+++ RECORDS PROVIDED

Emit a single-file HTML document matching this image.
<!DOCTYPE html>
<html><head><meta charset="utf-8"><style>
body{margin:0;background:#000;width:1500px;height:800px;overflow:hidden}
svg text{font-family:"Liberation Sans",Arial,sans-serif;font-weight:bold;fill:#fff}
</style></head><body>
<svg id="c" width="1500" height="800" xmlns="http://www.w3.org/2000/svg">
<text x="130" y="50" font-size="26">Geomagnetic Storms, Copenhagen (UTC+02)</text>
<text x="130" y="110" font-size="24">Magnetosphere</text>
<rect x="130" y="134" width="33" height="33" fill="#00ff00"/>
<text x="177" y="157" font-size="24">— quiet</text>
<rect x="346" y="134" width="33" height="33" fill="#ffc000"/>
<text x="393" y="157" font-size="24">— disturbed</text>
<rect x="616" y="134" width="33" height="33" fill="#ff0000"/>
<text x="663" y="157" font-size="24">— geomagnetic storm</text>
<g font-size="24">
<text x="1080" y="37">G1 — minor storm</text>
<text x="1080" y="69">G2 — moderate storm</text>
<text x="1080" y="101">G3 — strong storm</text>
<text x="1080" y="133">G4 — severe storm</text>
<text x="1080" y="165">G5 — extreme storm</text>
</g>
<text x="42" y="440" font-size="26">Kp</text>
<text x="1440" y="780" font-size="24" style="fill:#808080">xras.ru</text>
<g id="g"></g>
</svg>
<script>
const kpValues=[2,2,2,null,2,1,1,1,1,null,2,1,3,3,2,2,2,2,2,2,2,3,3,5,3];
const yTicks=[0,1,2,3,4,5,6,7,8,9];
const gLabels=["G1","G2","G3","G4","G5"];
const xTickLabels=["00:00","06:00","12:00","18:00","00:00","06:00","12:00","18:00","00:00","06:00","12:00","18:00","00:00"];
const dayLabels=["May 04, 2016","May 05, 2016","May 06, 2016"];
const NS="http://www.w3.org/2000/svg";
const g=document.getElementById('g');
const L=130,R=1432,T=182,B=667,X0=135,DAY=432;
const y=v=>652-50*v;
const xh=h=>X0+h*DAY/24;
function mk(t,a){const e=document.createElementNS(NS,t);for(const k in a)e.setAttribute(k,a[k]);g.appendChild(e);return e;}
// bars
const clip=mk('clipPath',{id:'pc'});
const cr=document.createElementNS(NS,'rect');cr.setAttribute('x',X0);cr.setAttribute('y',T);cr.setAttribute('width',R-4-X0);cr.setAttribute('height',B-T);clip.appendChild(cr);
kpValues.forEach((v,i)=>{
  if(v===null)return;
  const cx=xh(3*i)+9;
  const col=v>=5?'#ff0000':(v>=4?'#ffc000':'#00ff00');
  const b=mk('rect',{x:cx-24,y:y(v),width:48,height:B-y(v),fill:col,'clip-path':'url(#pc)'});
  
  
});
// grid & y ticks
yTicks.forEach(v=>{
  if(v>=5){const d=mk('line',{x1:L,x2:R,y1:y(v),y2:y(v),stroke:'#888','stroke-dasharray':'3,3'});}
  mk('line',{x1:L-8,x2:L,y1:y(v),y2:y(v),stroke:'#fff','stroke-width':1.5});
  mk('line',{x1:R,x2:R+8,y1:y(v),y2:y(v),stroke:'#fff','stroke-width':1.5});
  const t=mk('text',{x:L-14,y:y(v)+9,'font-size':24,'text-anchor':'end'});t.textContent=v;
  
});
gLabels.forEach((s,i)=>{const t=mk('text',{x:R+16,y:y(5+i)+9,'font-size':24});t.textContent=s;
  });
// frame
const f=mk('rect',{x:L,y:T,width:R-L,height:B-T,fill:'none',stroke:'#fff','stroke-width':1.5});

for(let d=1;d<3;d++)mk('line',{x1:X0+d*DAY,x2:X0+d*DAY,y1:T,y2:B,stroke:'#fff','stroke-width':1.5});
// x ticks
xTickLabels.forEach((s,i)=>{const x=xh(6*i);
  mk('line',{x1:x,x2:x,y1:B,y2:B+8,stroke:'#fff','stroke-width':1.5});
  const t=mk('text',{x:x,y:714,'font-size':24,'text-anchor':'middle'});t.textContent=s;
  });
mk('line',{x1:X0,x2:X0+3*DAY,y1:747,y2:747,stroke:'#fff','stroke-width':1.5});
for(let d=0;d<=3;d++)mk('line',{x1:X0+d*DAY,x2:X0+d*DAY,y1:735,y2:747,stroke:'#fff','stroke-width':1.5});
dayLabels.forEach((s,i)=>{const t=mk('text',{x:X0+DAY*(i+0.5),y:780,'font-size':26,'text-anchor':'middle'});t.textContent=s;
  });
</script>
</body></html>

++++++
+++ RECORDS PROVIDED

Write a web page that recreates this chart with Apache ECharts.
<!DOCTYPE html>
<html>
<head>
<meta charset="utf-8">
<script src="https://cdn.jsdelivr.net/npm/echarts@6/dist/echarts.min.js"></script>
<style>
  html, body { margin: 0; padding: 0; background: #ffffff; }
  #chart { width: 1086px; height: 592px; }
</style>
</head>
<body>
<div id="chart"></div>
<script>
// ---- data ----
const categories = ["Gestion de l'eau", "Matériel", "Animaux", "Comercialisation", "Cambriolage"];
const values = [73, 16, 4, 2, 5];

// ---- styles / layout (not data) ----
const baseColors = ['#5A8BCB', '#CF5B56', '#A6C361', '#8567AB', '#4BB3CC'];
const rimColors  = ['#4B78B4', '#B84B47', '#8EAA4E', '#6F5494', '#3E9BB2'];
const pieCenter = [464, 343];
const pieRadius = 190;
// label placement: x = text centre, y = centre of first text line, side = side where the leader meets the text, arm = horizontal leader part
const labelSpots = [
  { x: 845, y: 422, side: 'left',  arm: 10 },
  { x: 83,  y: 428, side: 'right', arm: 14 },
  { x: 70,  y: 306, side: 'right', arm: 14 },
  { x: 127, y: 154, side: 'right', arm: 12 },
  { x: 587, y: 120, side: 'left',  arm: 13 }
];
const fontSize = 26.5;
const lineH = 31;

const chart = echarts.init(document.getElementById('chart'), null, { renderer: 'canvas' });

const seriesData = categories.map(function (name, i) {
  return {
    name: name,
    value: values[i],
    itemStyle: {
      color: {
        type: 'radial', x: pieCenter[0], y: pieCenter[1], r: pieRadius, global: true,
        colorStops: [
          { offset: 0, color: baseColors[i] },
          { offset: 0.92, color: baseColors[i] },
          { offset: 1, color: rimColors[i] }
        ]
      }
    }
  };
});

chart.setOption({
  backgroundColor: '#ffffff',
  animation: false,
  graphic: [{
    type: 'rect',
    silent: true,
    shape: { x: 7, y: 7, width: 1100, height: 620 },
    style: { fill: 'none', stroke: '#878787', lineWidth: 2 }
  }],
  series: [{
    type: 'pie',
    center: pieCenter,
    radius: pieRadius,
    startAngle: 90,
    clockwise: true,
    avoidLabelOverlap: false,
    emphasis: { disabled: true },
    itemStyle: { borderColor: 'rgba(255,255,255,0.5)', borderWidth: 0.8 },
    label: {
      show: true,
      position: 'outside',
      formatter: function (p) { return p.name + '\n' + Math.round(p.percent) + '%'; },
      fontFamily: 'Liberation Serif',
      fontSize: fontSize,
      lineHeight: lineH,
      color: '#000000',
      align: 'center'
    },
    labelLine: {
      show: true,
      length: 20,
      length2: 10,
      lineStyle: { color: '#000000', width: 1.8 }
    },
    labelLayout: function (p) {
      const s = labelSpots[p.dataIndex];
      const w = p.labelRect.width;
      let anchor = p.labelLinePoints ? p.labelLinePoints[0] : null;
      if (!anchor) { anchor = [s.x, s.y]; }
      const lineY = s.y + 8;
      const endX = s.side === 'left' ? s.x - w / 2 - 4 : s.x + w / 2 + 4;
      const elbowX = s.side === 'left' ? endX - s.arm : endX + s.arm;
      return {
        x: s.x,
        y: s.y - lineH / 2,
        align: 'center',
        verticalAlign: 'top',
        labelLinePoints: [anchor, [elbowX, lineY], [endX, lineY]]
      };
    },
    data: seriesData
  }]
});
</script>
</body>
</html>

++++++

**THE TASK:**
Exactly and only the lines from the line that contains "Write a web" through the line that contains "const values = [73, 16, 4, 2, 5];" are to be repeated as they stand.

**TASK RESULT:**
Write a web page that recreates this chart with Apache ECharts.
<!DOCTYPE html>
<html>
<head>
<meta charset="utf-8">
<script src="https://cdn.jsdelivr.net/npm/echarts@6/dist/echarts.min.js"></script>
<style>
  html, body { margin: 0; padding: 0; background: #ffffff; }
  #chart { width: 1086px; height: 592px; }
</style>
</head>
<body>
<div id="chart"></div>
<script>
// ---- data ----
const categories = ["Gestion de l'eau", "Matériel", "Animaux", "Comercialisation", "Cambriolage"];
const values = [73, 16, 4, 2, 5];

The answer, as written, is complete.